The Complaint alleged further that at the time of the accident, the vehicle was being operated with the permission and consent of the owner thereof, Patrick Brothers Used Cars. Tyler, the wrongful absconder of the vehicle, presented no defense to the action; and, on motion of the plaintiff, Jacob A. Brosh, default judgment was rendered and a trial held to determine the damages he had suffered. The jury returned a verdict in favor of Brosh on default judgment, and judgment was entered thereon.

At no time during the course of the above litigation did Grange Mutual undertake, furnish, or control the defense of Tyler, nor otherwise advise him in any way relative to the conduct of such defense. Judgment was solely entered in the above suit against Tyler for his negligent operation of the Patrick vehicle.

When Brosh was unable to collect from Tyler, he made demand on Grange Mutual for satisfaction of the judgment up to the policy limits.

Grange Mutual refused the demand on the ground that Tyler was not an insured under the policy, and the claim was not otherwise within the coverage afforded by its policy issued to Patrick Brothers Used Cars. The instant lawsuit was then brought by Brosh to recover under the aforesaid policy. The policy provided:'IV. PERSONS INSURED.

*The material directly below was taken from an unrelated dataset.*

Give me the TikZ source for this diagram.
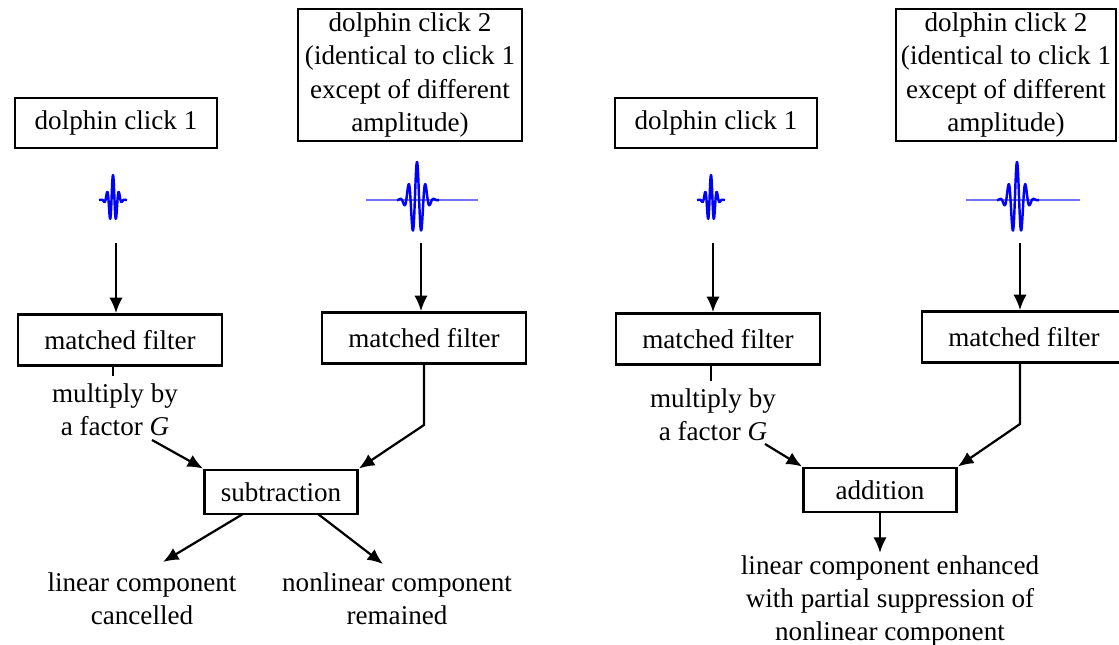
\documentclass[tikz,border=0pt]{standalone}
\usepackage{fontspec}
\setmainfont{Liberation Serif}
\usepackage{tikz}
\usetikzlibrary{arrows.meta}

\begin{document}
\begin{tikzpicture}[x=0.45pt,y=-0.45pt,
    every node/.style={font=\fontsize{12.2}{14.9}\selectfont,align=center},
    blk/.style={draw,line width=1.1pt,inner sep=0pt},
    wave/.style={blue,line width=1.1pt,line join=round},
    base/.style={blue!55,line width=0.6pt},
    arr/.style={line width=1pt,-{Latex[length=7pt,width=6pt]}},
    ln/.style={line width=1pt}]
  \useasboundingbox (0,0) rectangle (1119,645);
  % ---- left: subtraction ----
  \node[blk,minimum width=91pt,minimum height=22.5pt] (C1) at (116,123) {dolphin click 1};
  \node[blk,minimum width=101pt,minimum height=59.5pt] (C2) at (410,75)
    {dolphin click 2\\(identical to click 1\\except of different\\amplitude)};
  \draw[wave] plot[domain=-14:14,samples=250]
    ({113+\x},{200-25*exp(-(\x*\x)/30)*cos(60*\x)});
  \draw[base] (366,200) -- (478,200);
  \draw[wave] plot[domain=-20:22,samples=300]
    ({417+\x},{200-38*exp(-(\x*\x)/80)*cos(42*\x)});
  \coordinate (W1) at (116,243);
  \coordinate (W2) at (421,243);
  \node[blk,minimum width=92pt,minimum height=23pt] (MF1) at (120,340) {matched filter};
  \node[blk,minimum width=92pt,minimum height=23pt] (MF2) at (424,338) {matched filter};
  \draw[arr] (W1) -- (W1 |- MF1.north);
  \draw[arr] (W2) -- (W2 |- MF2.north);
  \node (G1) at (115,410) {multiply by\\a factor \textit{G}};
  \node[blk,minimum width=69pt,minimum height=20pt] (SUB) at (281,492) {subtraction};
  \coordinate (T1) at (113,366);
  \draw[ln] (T1) -- (T1 |- G1.north);
  \coordinate (G1e) at (152,440);
  \coordinate (T2) at (424,364);
  \coordinate (K2) at (424,425);
  \draw[arr] (G1e) -- (SUB.north west);
  \draw[arr] (T2) -- (K2) -- (SUB.north east);
  \node (LC) at (142,599) {linear component\\cancelled};
  \node (NC) at (397,599) {nonlinear component\\remained};
  \coordinate (S1) at (243,514);
  \coordinate (S2) at (318,514);
  \coordinate (E1) at (163,562);
  \coordinate (E2) at (383,564);
  \draw[arr] (S1) -- (E1);
  \draw[arr] (S2) -- (E2);
  % ---- right: addition ----
  \node[blk,minimum width=91pt,minimum height=22.5pt] (C3) at (716,123) {dolphin click 1};
  \node[blk,minimum width=99pt,minimum height=59.5pt] (C4) at (1006,75)
    {dolphin click 2\\(identical to click 1\\except of different\\amplitude)};
  \draw[wave] plot[domain=-14:14,samples=250]
    ({711+\x},{200-25*exp(-(\x*\x)/30)*cos(60*\x)});
  \draw[base] (966,200) -- (1080,200);
  \draw[wave] plot[domain=-20:22,samples=300]
    ({1017+\x},{200-38*exp(-(\x*\x)/80)*cos(42*\x)});
  \coordinate (W3) at (713,243);
  \coordinate (W4) at (1020,243);
  \node[blk,minimum width=92pt,minimum height=23pt] (MF3) at (718,339) {matched filter};
  \node[blk,minimum width=92pt,minimum height=23pt] (MF4) at (1024,337) {matched filter};
  \draw[arr] (W3) -- (W3 |- MF3.north);
  \draw[arr] (W4) -- (W4 |- MF4.north);
  \node (G2) at (713,415) {multiply by\\a factor \textit{G}};
  \node[blk,minimum width=69pt,minimum height=20pt] (ADD) at (880,490) {addition};
  \coordinate (T3) at (711,364);
  \draw[ln] (T3) -- (T3 |- G2.north);
  \coordinate (G2e) at (765,444);
  \coordinate (T4) at (1020,362);
  \coordinate (K4) at (1020,424);
  \draw[arr] (G2e) -- (ADD.north west);
  \draw[arr] (T4) -- (K4) -- (ADD.north east);
  \node[inner sep=1pt] (LE) at (890,601) {linear component enhanced\\with partial suppression of\\nonlinear component};
  \draw[arr] (ADD.south) -- (ADD.south |- LE.north);
\end{tikzpicture}
\end{document}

Each of the following is an insured under this insurance to the extent set forth below:

(1) . . .

(2) . . .

(3) with respect to the automobile hazard:

(a) Any person while using, with the permission of the named insured, any automobile to which the insurance applies under the automobile hazard, provided his actual operation or (if he is not operating) his other actual use thereof is within the scope of such permission. . . .'

The permission which Mr. Patrick gave Tyler was a strictly limited permission to obtain assistance in having Tyler's car repaired in Stanton, Kentucky, and securing Tyler's clothing and personal effects, and removing a damaged tire. At no time did Patrick give Tyler more than this strictly limited permission to use the used car owned by the Patricks. When Mr. Patrick learned that Tyler was violating all these limited agreements and, contrary to Mr. Patrick's express command, was driving the Patrick car out of the state into Indiana, Mr. Patrick did everything possible to prevent it, to the extent of enlisting the Sheriff's help in preventing this unlawful use of the car. When Tyler, contrary to this agreement with Mr. Patrick, drove the car to Indiana, Mr. Patrick's limited permission to drive the car to Stanton terminated, and the further unauthorized use of the Patrick car by Tyler was without and beyond the scope of permission to drive the car the short distance in Kentucky, and hence was outside the coverage afforded by the Grange Mutual policy; and the court properly entered findings to this effect.

We have carefully reviewed the arguments of appellant and find them to be without merit. In accordance with the foregoing, the judgment entered in favor of Grange Insurance Company and the dismissal of appellant's complaint by Judge Bernard T. Moynahan, Jr. are hereby affirmed.